=== Task prompt ===
Write out the material exactly, with the pictures left out.

=== Dataset records ===
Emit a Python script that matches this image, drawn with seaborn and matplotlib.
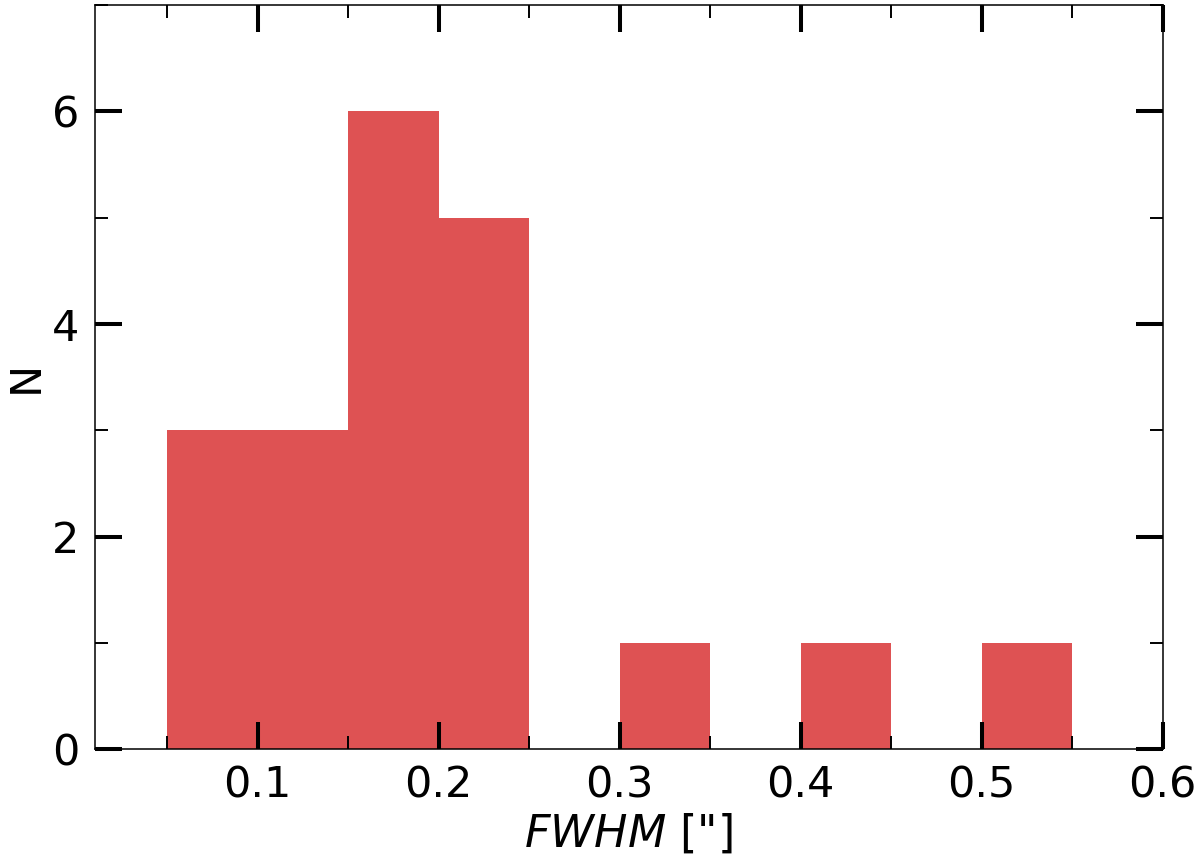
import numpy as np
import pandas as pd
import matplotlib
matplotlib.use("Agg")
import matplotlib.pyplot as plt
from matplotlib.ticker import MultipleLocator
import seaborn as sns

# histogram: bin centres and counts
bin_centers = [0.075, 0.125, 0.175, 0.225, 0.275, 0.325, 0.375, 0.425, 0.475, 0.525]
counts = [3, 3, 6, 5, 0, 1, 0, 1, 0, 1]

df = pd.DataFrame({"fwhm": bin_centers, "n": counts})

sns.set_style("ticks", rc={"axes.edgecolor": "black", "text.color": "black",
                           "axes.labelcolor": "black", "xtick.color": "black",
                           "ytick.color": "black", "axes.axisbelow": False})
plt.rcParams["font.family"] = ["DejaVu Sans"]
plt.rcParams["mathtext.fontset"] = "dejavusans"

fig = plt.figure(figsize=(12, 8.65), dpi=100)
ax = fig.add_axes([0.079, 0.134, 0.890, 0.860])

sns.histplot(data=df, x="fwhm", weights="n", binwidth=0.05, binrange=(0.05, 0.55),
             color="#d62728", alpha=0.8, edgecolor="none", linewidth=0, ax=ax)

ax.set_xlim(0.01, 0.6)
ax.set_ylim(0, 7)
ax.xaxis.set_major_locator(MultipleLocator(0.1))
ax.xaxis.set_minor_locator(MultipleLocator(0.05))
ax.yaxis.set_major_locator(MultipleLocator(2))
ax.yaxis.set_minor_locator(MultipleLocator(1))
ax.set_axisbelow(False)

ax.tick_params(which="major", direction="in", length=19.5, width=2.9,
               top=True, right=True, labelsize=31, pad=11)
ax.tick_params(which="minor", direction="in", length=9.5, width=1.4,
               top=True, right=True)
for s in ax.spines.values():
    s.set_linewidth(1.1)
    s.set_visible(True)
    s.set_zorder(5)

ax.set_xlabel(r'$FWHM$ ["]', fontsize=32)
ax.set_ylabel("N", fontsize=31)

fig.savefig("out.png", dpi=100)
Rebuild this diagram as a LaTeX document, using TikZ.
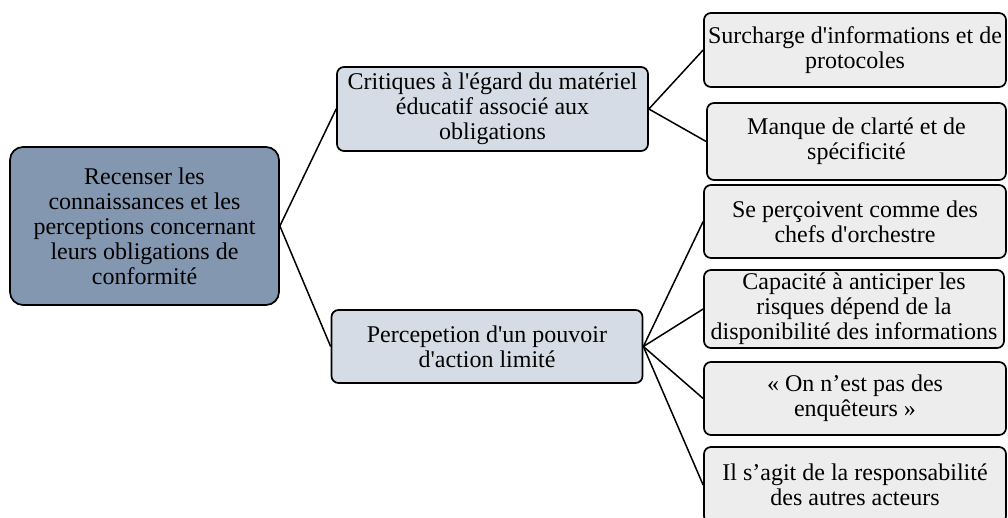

=== Reply ===
Emit a Python script that matches this image, drawn with seaborn and matplotlib.
import numpy as np
import pandas as pd
import matplotlib
matplotlib.use("Agg")
import matplotlib.pyplot as plt
from matplotlib.ticker import MultipleLocator
import seaborn as sns

# histogram: bin centres and counts
bin_centers = [0.075, 0.125, 0.175, 0.225, 0.275, 0.325, 0.375, 0.425, 0.475, 0.525]
counts = [3, 3, 6, 5, 0, 1, 0, 1, 0, 1]

df = pd.DataFrame({"fwhm": bin_centers, "n": counts})

sns.set_style("ticks", rc={"axes.edgecolor": "black", "text.color": "black",
                           "axes.labelcolor": "black", "xtick.color": "black",
                           "ytick.color": "black", "axes.axisbelow": False})
plt.rcParams["font.family"] = ["DejaVu Sans"]
plt.rcParams["mathtext.fontset"] = "dejavusans"

fig = plt.figure(figsize=(12, 8.65), dpi=100)
ax = fig.add_axes([0.079, 0.134, 0.890, 0.860])

sns.histplot(data=df, x="fwhm", weights="n", binwidth=0.05, binrange=(0.05, 0.55),
             color="#d62728", alpha=0.8, edgecolor="none", linewidth=0, ax=ax)

ax.set_xlim(0.01, 0.6)
ax.set_ylim(0, 7)
ax.xaxis.set_major_locator(MultipleLocator(0.1))
ax.xaxis.set_minor_locator(MultipleLocator(0.05))
ax.yaxis.set_major_locator(MultipleLocator(2))
ax.yaxis.set_minor_locator(MultipleLocator(1))
ax.set_axisbelow(False)

ax.tick_params(which="major", direction="in", length=19.5, width=2.9,
               top=True, right=True, labelsize=31, pad=11)
ax.tick_params(which="minor", direction="in", length=9.5, width=1.4,
               top=True, right=True)
for s in ax.spines.values():
    s.set_linewidth(1.1)
    s.set_visible(True)
    s.set_zorder(5)

ax.set_xlabel(r'$FWHM$ ["]', fontsize=32)
ax.set_ylabel("N", fontsize=31)

fig.savefig("out.png", dpi=100)
Rebuild this diagram as a LaTeX document, using TikZ.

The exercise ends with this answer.